:: Task ::
Skip the pictures. Reproduce all other material exactly.
◆ ◆ ◆ ◆ ◆ ◆ ◆
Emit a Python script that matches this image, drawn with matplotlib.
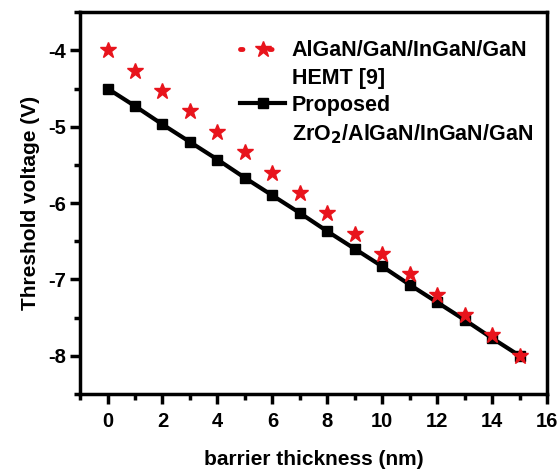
import matplotlib
matplotlib.use("Agg")
import matplotlib.pyplot as plt
from matplotlib.lines import Line2D
from matplotlib.ticker import MultipleLocator

plt.rcParams['font.family'] = ['Liberation Sans', 'DejaVu Sans']
plt.rcParams['font.weight'] = 'bold'
plt.rcParams['axes.unicode_minus'] = False

thickness = list(range(16))
ref_vth = [-4.00, -4.27, -4.53, -4.80, -5.07, -5.33, -5.60, -5.87,
           -6.13, -6.40, -6.67, -6.93, -7.20, -7.47, -7.73, -8.00]
prop_vth = [-4.50, -4.73, -4.97, -5.20, -5.43, -5.67, -5.90, -6.13,
            -6.37, -6.60, -6.83, -7.07, -7.30, -7.53, -7.77, -8.00]

fig = plt.figure(figsize=(5.6, 4.69), dpi=100)
ax = fig.add_axes([0.143, 0.160, 0.834, 0.814])

ax.plot(thickness, ref_vth, linestyle='none', marker='*', color='#e8141c',
        markersize=12, zorder=3)
ax.plot(thickness, prop_vth, color='black', linewidth=3, marker='s',
        markersize=7, zorder=2)

ax.set_xlim(-1, 16)
ax.set_ylim(-8.5, -3.5)
ax.xaxis.set_major_locator(MultipleLocator(2))
ax.xaxis.set_minor_locator(MultipleLocator(1))
ax.yaxis.set_major_locator(MultipleLocator(1))
ax.yaxis.set_minor_locator(MultipleLocator(0.5))
ax.tick_params(which='both', direction='out', width=2.5, labelsize=14.5)
ax.tick_params(which='major', length=7, pad=6)
ax.tick_params(axis='y', which='major', pad=3)
ax.tick_params(which='minor', length=4)
for s in ax.spines.values():
    s.set_linewidth(2.5)

ax.set_xlabel('barrier thickness (nm)', fontsize=15, fontweight='bold', labelpad=14)
ax.set_ylabel('Threshold voltage (V)', fontsize=15, fontweight='bold', labelpad=6)

# legend: one row per text line so the handle sits on the first line
blank = Line2D([0], [0], linestyle='none', marker='none')
handles = [
    Line2D([0], [0], color='#e8141c', linestyle=(0, (0.5, 5.5)), linewidth=3.5,
           dash_capstyle='round', marker='*', markersize=12),
    blank,
    Line2D([0], [0], color='black', linewidth=3, marker='s', markersize=7),
    blank,
]
labels = ['AlGaN/GaN/InGaN/GaN', 'HEMT [9]', 'Proposed',
          'ZrO$_\\mathbf{2}$/AlGaN/InGaN/GaN']
leg = ax.legend(handles, labels, loc='upper left', bbox_to_anchor=(0.343, 0.927),
                frameon=False, fontsize=15.5, handlelength=2.1, handletextpad=0.3,
                labelspacing=0.3, borderaxespad=0, borderpad=0)
for t in leg.get_texts():
    t.set_fontweight('bold')

fig.savefig('out.png', dpi=100)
◆ ◆ ◆ ◆ ◆ ◆ ◆
:: Full output ::
Emit a Python script that matches this image, drawn with matplotlib.
import matplotlib
matplotlib.use("Agg")
import matplotlib.pyplot as plt
from matplotlib.lines import Line2D
from matplotlib.ticker import MultipleLocator

plt.rcParams['font.family'] = ['Liberation Sans', 'DejaVu Sans']
plt.rcParams['font.weight'] = 'bold'
plt.rcParams['axes.unicode_minus'] = False

thickness = list(range(16))
ref_vth = [-4.00, -4.27, -4.53, -4.80, -5.07, -5.33, -5.60, -5.87,
           -6.13, -6.40, -6.67, -6.93, -7.20, -7.47, -7.73, -8.00]
prop_vth = [-4.50, -4.73, -4.97, -5.20, -5.43, -5.67, -5.90, -6.13,
            -6.37, -6.60, -6.83, -7.07, -7.30, -7.53, -7.77, -8.00]

fig = plt.figure(figsize=(5.6, 4.69), dpi=100)
ax = fig.add_axes([0.143, 0.160, 0.834, 0.814])

ax.plot(thickness, ref_vth, linestyle='none', marker='*', color='#e8141c',
        markersize=12, zorder=3)
ax.plot(thickness, prop_vth, color='black', linewidth=3, marker='s',
        markersize=7, zorder=2)

ax.set_xlim(-1, 16)
ax.set_ylim(-8.5, -3.5)
ax.xaxis.set_major_locator(MultipleLocator(2))
ax.xaxis.set_minor_locator(MultipleLocator(1))
ax.yaxis.set_major_locator(MultipleLocator(1))
ax.yaxis.set_minor_locator(MultipleLocator(0.5))
ax.tick_params(which='both', direction='out', width=2.5, labelsize=14.5)
ax.tick_params(which='major', length=7, pad=6)
ax.tick_params(axis='y', which='major', pad=3)
ax.tick_params(which='minor', length=4)
for s in ax.spines.values():
    s.set_linewidth(2.5)

ax.set_xlabel('barrier thickness (nm)', fontsize=15, fontweight='bold', labelpad=14)
ax.set_ylabel('Threshold voltage (V)', fontsize=15, fontweight='bold', labelpad=6)

# legend: one row per text line so the handle sits on the first line
blank = Line2D([0], [0], linestyle='none', marker='none')
handles = [
    Line2D([0], [0], color='#e8141c', linestyle=(0, (0.5, 5.5)), linewidth=3.5,
           dash_capstyle='round', marker='*', markersize=12),
    blank,
    Line2D([0], [0], color='black', linewidth=3, marker='s', markersize=7),
    blank,
]
labels = ['AlGaN/GaN/InGaN/GaN', 'HEMT [9]', 'Proposed',
          'ZrO$_\\mathbf{2}$/AlGaN/InGaN/GaN']
leg = ax.legend(handles, labels, loc='upper left', bbox_to_anchor=(0.343, 0.927),
                frameon=False, fontsize=15.5, handlelength=2.1, handletextpad=0.3,
                labelspacing=0.3, borderaxespad=0, borderpad=0)
for t in leg.get_texts():
    t.set_fontweight('bold')

fig.savefig('out.png', dpi=100)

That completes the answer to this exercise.